▶ What you will do
Print exactly the lines from the first one down to the line that contains "YAxis, CartesianGrid, Legend", both included, and skip the pictures.
--------------------
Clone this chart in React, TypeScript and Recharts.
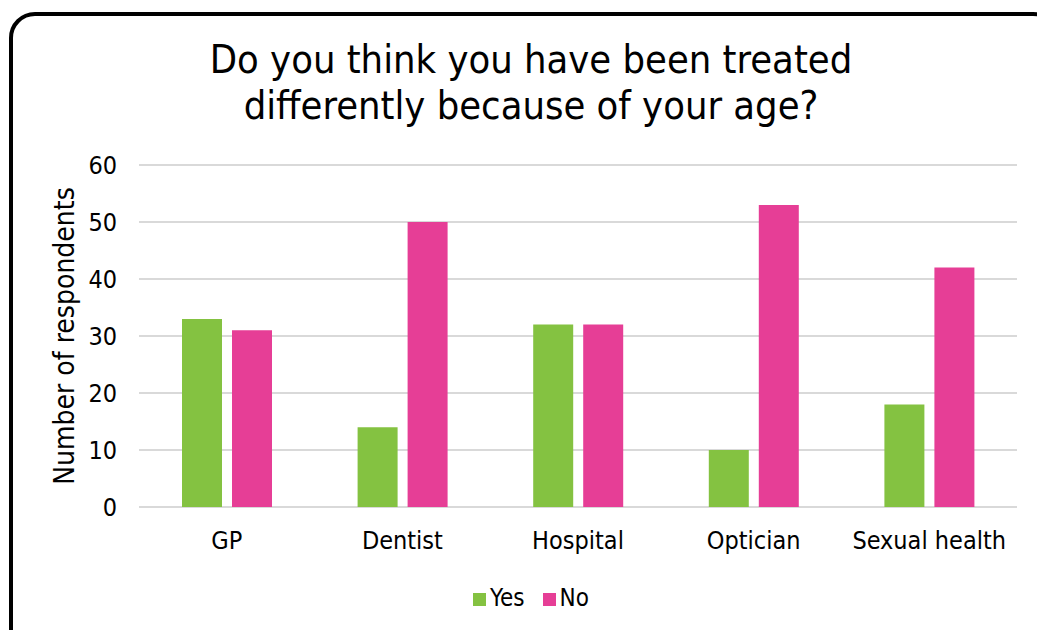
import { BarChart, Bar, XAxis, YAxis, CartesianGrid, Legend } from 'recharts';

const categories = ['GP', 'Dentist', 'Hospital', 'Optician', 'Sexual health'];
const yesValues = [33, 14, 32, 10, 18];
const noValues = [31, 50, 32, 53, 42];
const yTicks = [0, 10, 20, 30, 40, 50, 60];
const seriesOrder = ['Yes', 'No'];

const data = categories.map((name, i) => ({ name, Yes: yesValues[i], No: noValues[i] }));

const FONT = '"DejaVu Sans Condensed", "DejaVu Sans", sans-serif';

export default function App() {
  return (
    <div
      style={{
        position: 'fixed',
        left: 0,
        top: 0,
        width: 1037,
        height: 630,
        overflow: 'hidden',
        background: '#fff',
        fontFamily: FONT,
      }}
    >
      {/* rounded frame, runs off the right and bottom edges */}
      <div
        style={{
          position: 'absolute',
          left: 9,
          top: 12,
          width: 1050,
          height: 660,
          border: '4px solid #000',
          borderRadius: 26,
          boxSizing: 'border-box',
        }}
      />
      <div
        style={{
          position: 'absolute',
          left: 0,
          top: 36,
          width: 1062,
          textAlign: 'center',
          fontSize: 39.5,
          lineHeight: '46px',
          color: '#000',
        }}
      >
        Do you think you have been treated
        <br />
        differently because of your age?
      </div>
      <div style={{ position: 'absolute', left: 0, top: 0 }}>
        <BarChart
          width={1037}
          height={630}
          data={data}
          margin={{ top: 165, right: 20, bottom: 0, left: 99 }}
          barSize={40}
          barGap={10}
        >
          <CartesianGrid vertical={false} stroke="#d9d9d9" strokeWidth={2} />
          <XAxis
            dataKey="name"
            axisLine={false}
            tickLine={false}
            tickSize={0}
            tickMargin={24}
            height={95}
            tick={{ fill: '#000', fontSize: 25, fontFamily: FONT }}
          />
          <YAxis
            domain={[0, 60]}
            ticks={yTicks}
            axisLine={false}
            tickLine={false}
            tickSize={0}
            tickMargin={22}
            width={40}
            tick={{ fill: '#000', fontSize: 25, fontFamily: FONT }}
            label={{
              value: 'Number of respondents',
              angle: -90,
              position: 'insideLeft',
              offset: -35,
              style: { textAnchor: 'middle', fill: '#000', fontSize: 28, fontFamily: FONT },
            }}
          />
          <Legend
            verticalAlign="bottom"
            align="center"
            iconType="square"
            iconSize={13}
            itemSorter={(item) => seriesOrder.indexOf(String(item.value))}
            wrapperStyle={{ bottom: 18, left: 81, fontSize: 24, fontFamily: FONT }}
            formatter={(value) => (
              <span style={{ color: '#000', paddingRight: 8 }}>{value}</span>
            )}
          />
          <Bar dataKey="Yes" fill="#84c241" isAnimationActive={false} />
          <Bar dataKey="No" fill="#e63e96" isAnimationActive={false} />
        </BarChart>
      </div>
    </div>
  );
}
--------------------
▶ Response
Clone this chart in React, TypeScript and Recharts.
import { BarChart, Bar, XAxis, YAxis, CartesianGrid, Legend } from 'recharts';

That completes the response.